Raytheon, working with US Army, has recently completed a live-fire engagement using the advanced, 360-degree Lower Tier Air and Missile Defense Sensor (LTAMDS), the company announced on 20 November 2023.
The milestone is the latest in a series of ongoing development tests for the radar, which will reach an operational capability level by the end of the year.
The test involved a cruise missile surrogate, flying a representative threat trajectory, that was acquired and tracked by LTAMDS. Its track data was passed to a US Army Integrated Battle Command System (IBCS) for launch command and then LTAMDS guided a Patriot PAC-3 missile to intercept the target.
“When the LTAMDS contract was awarded four years ago, this was what we told the army we would deliver: the world’s most advanced and highly capable air and missile defence radar,” Tom Laliberty, president of Land and Air Defense Systems at Raytheon, was quoted as saying in a company press release. “Seeing LTAMDS come to life is not only gratifying to the scores of experts who designed and developed it, but it reaffirms the commitment we made to deliver this exceptional radar to air defenders around the globe.
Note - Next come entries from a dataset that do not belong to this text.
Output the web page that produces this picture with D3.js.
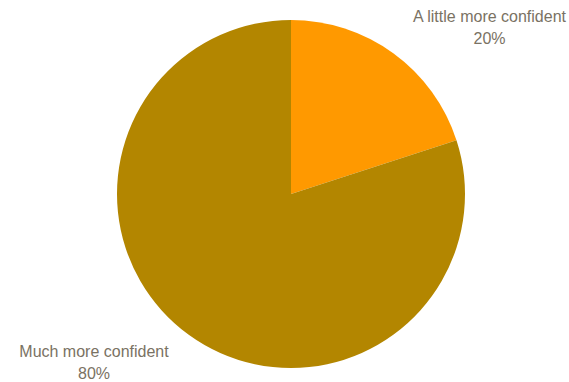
<!DOCTYPE html>
<html><head><meta charset="utf-8">
<script src="https://cdn.jsdelivr.net/npm/d3@7"></script>
<style>body{margin:0;background:#fff}svg{display:block}</style>
</head><body>
<svg id="c" width="569" height="382"></svg>
<script>
const categories = ["A little more confident", "Much more confident"];
const values = [20, 80];
const labels = ["20%", "80%"];
const colors = ["#FF9900", "#B38600"];

const svg = d3.select("#c");
const cx = 291, cy = 194, r = 174;
const g = svg.append("g").attr("transform", `translate(${cx},${cy})`);
const pie = d3.pie().sort(null)(values);
const arc = d3.arc().innerRadius(0).outerRadius(r);
g.selectAll("path").data(pie).enter().append("path")
  .attr("d", arc).attr("fill", (d, i) => colors[i]);

const labelPos = [[489.5, 22], [94, 357]];
categories.forEach((c, i) => {
  const t = svg.append("text")
    .attr("x", labelPos[i][0]).attr("y", labelPos[i][1])
    .attr("text-anchor", "middle")
    .attr("font-family", "Liberation Sans, Arial, sans-serif")
    .attr("font-size", 16).attr("fill", "#7a7263");
  t.append("tspan").attr("x", labelPos[i][0]).text(c);
  t.append("tspan").attr("x", labelPos[i][0]).attr("dy", 21.5).text(labels[i]);
});
</script>
</body></html>
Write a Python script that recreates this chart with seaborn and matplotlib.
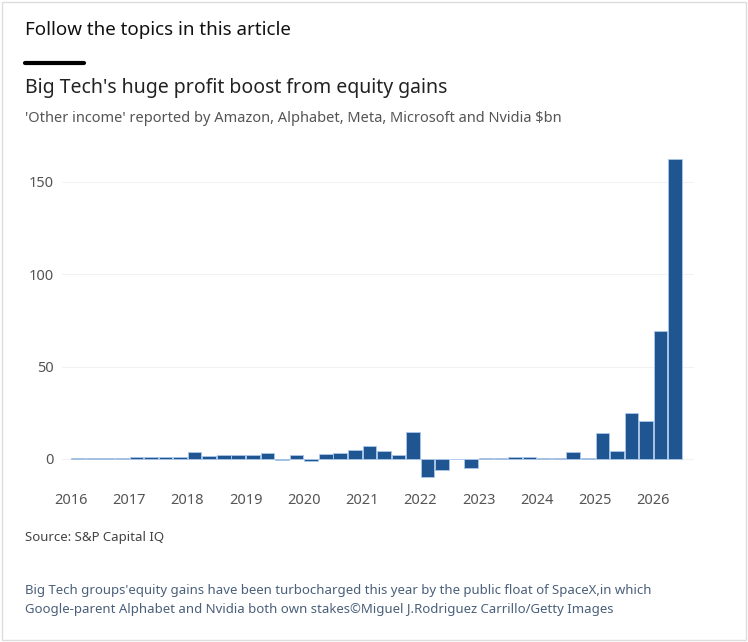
import seaborn as sns
import matplotlib.pyplot as plt
import pandas as pd

# Quarterly 'other income' $bn, 2016 Q1 - 2026 Q2
values = [0.3, 0.5, 0.5, 0.5, 1, 1, 1, 1.2,
          3.5, 1.5, 2, 2, 2, 3.2, -0.5, 2.2,
          -1, 2.6, 3.2, 4.6, 6.7, 4.1, 2.2, 14.5,
          -9.7, -6.3, -0.3, -4.8, 0.5, 0.5, 1, 1,
          0.5, 0.5, 3.5, 0.2, 13.8, 4.1, 25, 20.3,
          69, 162.5]
years = list(range(2016, 2027))

df = pd.DataFrame({"pos": [2016 + i / 4 + 0.125 for i in range(len(values))],
                   "value": values})

sns.set_style("white")
plt.rcParams['font.family'] = ['Noto Sans', 'DejaVu Sans']
fig = plt.figure(figsize=(7.48, 6.42), dpi=100)
ax = fig.add_axes([0.083, 0.245, 0.845, 0.535])

ax.bar(df["pos"], df["value"], width=0.235, color="#1f5591",
       edgecolor="#aac8ea", linewidth=0.6)
ax.set_xlim(2015.85, 2026.7)
ax.set_ylim(-14, 172)
ax.set_yticks([0, 50, 100, 150])
ax.set_xticks(years)
ax.set_xticklabels([str(y) for y in years])
ax.grid(axis="y", color="#f2f2f2", linewidth=0.8)
ax.tick_params(colors="#555555", labelsize=10.5, length=0, pad=6)
sns.despine(ax=ax, left=True, bottom=True)

fig.text(0.033, 0.945, "Follow the topics in this article", fontsize=13.5,
         fontweight="bold", color="#111111")
fig.add_artist(plt.Line2D([0.033, 0.112], [0.902, 0.902], color="black", linewidth=3))
fig.text(0.033, 0.855, "Big Tech's huge profit boost from equity gains", fontsize=14, color="#222222")
fig.text(0.033, 0.81, "'Other income' reported by Amazon, Alphabet, Meta, Microsoft and Nvidia $bn",
         fontsize=10.5, color="#555555")
fig.text(0.033, 0.157, "Source: S&P Capital IQ", fontsize=9.5, color="#444444")
fig.text(0.033, 0.075, "Big Tech groups'equity gains have been turbocharged this year by the public float of SpaceX,in which",
         fontsize=9.5, color="#4a5f7a")
fig.text(0.033, 0.045, "Google-parent Alphabet and Nvidia both own stakes\u00a9Miguel J.Rodriguez Carrillo/Getty Images",
         fontsize=9.5, color="#4a5f7a")
fig.add_artist(plt.Rectangle((0.003, 0.003), 0.994, 0.994, fill=False,
                             edgecolor="#dddddd", linewidth=1, transform=fig.transFigure))

plt.savefig("out.png", dpi=100)
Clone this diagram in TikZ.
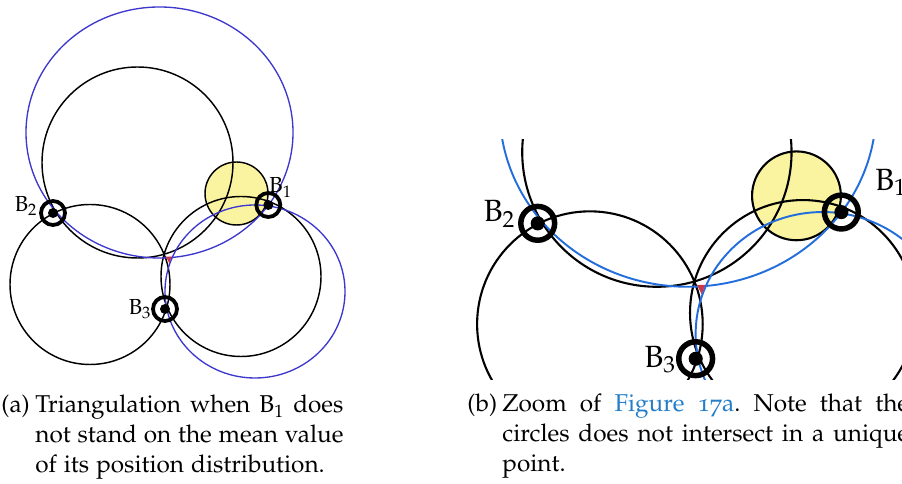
\documentclass[tikz,border=0pt]{standalone}
\usepackage[T1]{fontenc}
\usepackage[sc,osf]{mathpazo}
\definecolor{blueL}{RGB}{60,55,205}
\definecolor{blueR}{RGB}{35,110,220}
\definecolor{yel}{RGB}{250,244,160}
\definecolor{redt}{RGB}{205,55,75}
\definecolor{linkblue}{RGB}{35,125,200}

\newcommand\lk{1}
\newcommand\bluec{blueL}

\tikzset{
  blk/.style={draw=black, line width=\lk*0.65pt},
  blu/.style={draw=\bluec, line width=\lk*0.6pt},
  ring/.style={circle, draw=black, line width=\lk*1.7pt, minimum size=10.8pt, inner sep=0pt, outer sep=0pt},
  lab/.style={inner sep=0pt, font=\fontsize{9.8}{11}\selectfont},
  captxt/.style={inner sep=0pt, font=\fontsize{10.95}{13.4}\selectfont\frenchspacing},
}

% #1 = name prefix, #2 = position of the B1 label
\newcommand\scene[2]{%
  \fill[yel] (236.5,193.5) circle[radius=31.5];
  \draw[blk] (236.5,193.5) circle[radius=31.5];
  \draw[blk] (137.5,162.5) circle[radius=95.5];
  \draw[blk] (90,284.5) circle[radius=80];
  \draw[blk] (241,276.5) circle[radius=80];
  \draw[blu] (159.5,132.5) ellipse[x radius=133.5, y radius=125.5];
  \draw[blu] (255,291.5) ellipse[x radius=90, y radius=86.5];
  \fill[redt] (166,256.7) -- (171.7,256.7) -- (169.3,263.3) -- cycle;
  \node[ring] (#1b1) at (268.3,205) {};
  \node[ring] (#1b2) at (53,213) {};
  \node[ring] (#1b3) at (165,309) {};
  \fill (#1b1) circle[radius=5];
  \fill (#1b2) circle[radius=5];
  \fill (#1b3) circle[radius=5];
  \node[lab, anchor=base west] (#1l1) at (#2) {B$_1$};
  \node[lab, anchor=base east] (#1l2) at (38,212) {B$_2$};
  \node[lab, anchor=base east] (#1l3) at (152,315) {B$_3$};
}

\begin{document}
\begin{tikzpicture}[x=0.45pt, y=-0.45pt]
\useasboundingbox (0,0) rectangle (902,484);
\clip (0,0) rectangle (902,484);

% left panel
\begin{scope}
  \scene{L}{269,193}
\end{scope}

% right panel (zoom)
\begin{scope}
  \clip (465,140) rectangle (902,380);
  \begin{scope}[shift={(463,-77)}, scale=1.41, transform shape]
    \renewcommand\lk{1.45}\renewcommand\bluec{blueR}
    \scene{R}{292,189.4}
  \end{scope}
\end{scope}

% captions
\node[captxt, anchor=base west] (ca) at (1,413) {(a)};
\node[captxt, anchor=base west, text width=138.6pt, align=justify] (ta) at (35,413)
  {Triangulation when B$_1$ does\linebreak not stand on the mean value\linebreak of its position distribution.};
\node[captxt, anchor=base west] (cb) at (467,412) {(b)};
\node[captxt, anchor=base west, text width=183pt, align=justify] (tb) at (502,412)
  {Zoom of \textcolor{linkblue}{Figure 17a}. Note that the\linebreak circles does not intersect in a unique\linebreak point.};
\end{tikzpicture}
\end{document}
We’re now closer than ever to doing just that.”
All six radars under the October 2019 contract have completed production and are undergoing simultaneous testing at various government and Raytheon test sites, conducting integration and test activities in parallel. Following the recently completed contractor verification test, events will continue throughout 2023. Rigorous testing will progress in 2024, including robust environmental and mobility qualification as well as expanded system-of-system testing, leading up to full operational capability that year.
LTAMDS is the US Army’s next-generation air and missile defence radar, which will serve as the radar in the army’s Integrated Air and Missile Defense system. It is a 360° active electronically scanned-array (AESA) radar, powered by Raytheon-manufactured gallium nitride, that is designed to provide a dramatically improved performance against a range of threats, from manned and unmanned aircraft to cruise missiles, ballistic missiles and hypersonic weapons.